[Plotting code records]
begin

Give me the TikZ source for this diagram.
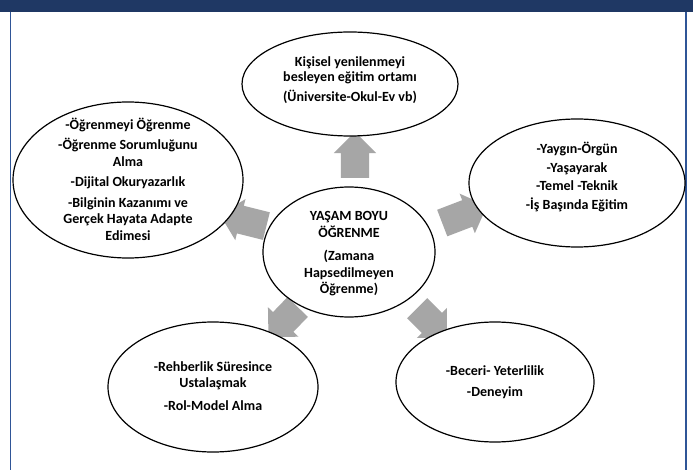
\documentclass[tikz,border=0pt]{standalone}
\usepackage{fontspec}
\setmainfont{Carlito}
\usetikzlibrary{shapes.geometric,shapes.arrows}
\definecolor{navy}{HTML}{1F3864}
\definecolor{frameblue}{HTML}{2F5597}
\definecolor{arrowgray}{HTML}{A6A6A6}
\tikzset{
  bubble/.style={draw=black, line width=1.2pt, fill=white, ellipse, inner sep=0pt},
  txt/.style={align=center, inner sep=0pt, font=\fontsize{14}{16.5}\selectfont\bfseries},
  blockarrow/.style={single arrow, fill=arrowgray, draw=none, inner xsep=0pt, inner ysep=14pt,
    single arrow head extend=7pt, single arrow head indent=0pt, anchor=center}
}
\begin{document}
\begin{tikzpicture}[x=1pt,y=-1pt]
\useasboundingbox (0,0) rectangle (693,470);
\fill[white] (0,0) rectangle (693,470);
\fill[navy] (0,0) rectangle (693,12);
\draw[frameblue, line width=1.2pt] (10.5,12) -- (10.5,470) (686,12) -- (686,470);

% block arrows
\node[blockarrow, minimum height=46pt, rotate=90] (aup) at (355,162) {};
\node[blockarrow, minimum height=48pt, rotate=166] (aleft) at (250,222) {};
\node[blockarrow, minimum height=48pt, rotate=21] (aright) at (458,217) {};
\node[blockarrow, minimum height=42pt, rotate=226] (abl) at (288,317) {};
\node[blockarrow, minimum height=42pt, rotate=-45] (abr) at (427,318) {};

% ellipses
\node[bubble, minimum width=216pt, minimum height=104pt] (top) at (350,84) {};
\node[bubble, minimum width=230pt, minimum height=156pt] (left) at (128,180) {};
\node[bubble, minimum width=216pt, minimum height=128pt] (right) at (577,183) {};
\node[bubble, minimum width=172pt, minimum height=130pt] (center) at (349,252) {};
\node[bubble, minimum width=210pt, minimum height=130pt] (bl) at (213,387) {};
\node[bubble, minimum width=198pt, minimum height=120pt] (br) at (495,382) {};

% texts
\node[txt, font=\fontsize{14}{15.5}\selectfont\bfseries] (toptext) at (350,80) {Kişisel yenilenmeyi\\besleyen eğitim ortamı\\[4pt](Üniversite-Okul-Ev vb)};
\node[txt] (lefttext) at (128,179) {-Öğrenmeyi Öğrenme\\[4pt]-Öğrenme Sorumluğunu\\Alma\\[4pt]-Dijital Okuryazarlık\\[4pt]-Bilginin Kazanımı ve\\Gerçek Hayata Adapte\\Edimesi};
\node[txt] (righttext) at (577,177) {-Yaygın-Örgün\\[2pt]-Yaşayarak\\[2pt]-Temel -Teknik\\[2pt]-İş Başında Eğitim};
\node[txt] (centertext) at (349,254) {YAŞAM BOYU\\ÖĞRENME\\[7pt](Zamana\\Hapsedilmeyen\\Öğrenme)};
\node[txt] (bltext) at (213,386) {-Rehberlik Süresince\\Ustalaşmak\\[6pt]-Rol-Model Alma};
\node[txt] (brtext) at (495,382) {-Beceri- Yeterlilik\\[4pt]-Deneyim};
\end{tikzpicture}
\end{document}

end
begin

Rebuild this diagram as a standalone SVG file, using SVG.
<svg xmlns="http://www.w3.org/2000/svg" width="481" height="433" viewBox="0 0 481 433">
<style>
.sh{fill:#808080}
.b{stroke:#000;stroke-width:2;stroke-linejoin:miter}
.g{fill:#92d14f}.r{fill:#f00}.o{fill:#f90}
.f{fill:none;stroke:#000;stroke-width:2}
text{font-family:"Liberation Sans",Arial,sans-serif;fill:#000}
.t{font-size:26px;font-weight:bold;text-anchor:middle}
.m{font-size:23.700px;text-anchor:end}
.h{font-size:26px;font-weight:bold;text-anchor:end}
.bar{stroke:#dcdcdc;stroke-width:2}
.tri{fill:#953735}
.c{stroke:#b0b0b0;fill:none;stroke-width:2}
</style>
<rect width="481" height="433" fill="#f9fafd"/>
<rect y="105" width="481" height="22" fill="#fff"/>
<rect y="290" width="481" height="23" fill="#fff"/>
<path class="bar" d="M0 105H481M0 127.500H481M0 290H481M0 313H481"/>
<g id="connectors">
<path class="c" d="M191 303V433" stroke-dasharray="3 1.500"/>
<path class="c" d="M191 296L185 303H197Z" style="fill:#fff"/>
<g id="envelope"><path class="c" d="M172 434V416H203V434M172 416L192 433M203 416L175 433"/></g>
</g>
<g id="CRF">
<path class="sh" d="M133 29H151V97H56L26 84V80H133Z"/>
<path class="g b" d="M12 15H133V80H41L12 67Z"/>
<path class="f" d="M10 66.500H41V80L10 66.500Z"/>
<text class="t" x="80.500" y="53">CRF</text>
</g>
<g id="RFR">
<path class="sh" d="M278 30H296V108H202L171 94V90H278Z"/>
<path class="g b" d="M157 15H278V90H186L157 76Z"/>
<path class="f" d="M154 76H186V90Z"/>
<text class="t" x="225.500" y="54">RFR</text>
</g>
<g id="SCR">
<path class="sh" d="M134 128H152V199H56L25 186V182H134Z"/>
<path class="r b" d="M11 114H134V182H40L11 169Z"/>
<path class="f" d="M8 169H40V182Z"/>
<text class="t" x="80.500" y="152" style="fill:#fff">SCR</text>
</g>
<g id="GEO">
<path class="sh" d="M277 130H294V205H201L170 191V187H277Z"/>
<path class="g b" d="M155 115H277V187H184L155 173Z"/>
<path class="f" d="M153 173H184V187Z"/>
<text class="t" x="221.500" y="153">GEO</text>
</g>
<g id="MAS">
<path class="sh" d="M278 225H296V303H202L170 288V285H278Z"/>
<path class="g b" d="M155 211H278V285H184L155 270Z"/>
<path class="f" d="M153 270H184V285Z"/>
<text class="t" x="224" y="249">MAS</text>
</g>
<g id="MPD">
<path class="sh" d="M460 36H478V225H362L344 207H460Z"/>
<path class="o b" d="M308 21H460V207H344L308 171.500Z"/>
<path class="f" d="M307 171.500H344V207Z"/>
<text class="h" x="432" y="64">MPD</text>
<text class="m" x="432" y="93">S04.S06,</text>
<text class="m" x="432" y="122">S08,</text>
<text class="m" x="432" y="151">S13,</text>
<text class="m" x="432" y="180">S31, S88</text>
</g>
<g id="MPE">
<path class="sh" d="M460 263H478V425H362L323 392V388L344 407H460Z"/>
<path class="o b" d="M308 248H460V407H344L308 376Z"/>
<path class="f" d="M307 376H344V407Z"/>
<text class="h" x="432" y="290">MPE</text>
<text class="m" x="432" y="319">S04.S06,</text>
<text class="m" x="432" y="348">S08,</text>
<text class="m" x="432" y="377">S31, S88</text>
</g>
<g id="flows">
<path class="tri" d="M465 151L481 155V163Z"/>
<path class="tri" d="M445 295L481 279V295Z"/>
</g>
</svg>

end

• [YOUR GOAL]: Only the lines from the one containing "Give me the TikZ source for this diagram." down to the one containing "(686,12) -- (686,470);" should be copied, exactly and with both ends kept. Drop the pictures.

• [THE COMPLETED TASK]:
Give me the TikZ source for this diagram.
\documentclass[tikz,border=0pt]{standalone}
\usepackage{fontspec}
\setmainfont{Carlito}
\usetikzlibrary{shapes.geometric,shapes.arrows}
\definecolor{navy}{HTML}{1F3864}
\definecolor{frameblue}{HTML}{2F5597}
\definecolor{arrowgray}{HTML}{A6A6A6}
\tikzset{
  bubble/.style={draw=black, line width=1.2pt, fill=white, ellipse, inner sep=0pt},
  txt/.style={align=center, inner sep=0pt, font=\fontsize{14}{16.5}\selectfont\bfseries},
  blockarrow/.style={single arrow, fill=arrowgray, draw=none, inner xsep=0pt, inner ysep=14pt,
    single arrow head extend=7pt, single arrow head indent=0pt, anchor=center}
}
\begin{document}
\begin{tikzpicture}[x=1pt,y=-1pt]
\useasboundingbox (0,0) rectangle (693,470);
\fill[white] (0,0) rectangle (693,470);
\fill[navy] (0,0) rectangle (693,12);
\draw[frameblue, line width=1.2pt] (10.5,12) -- (10.5,470) (686,12) -- (686,470);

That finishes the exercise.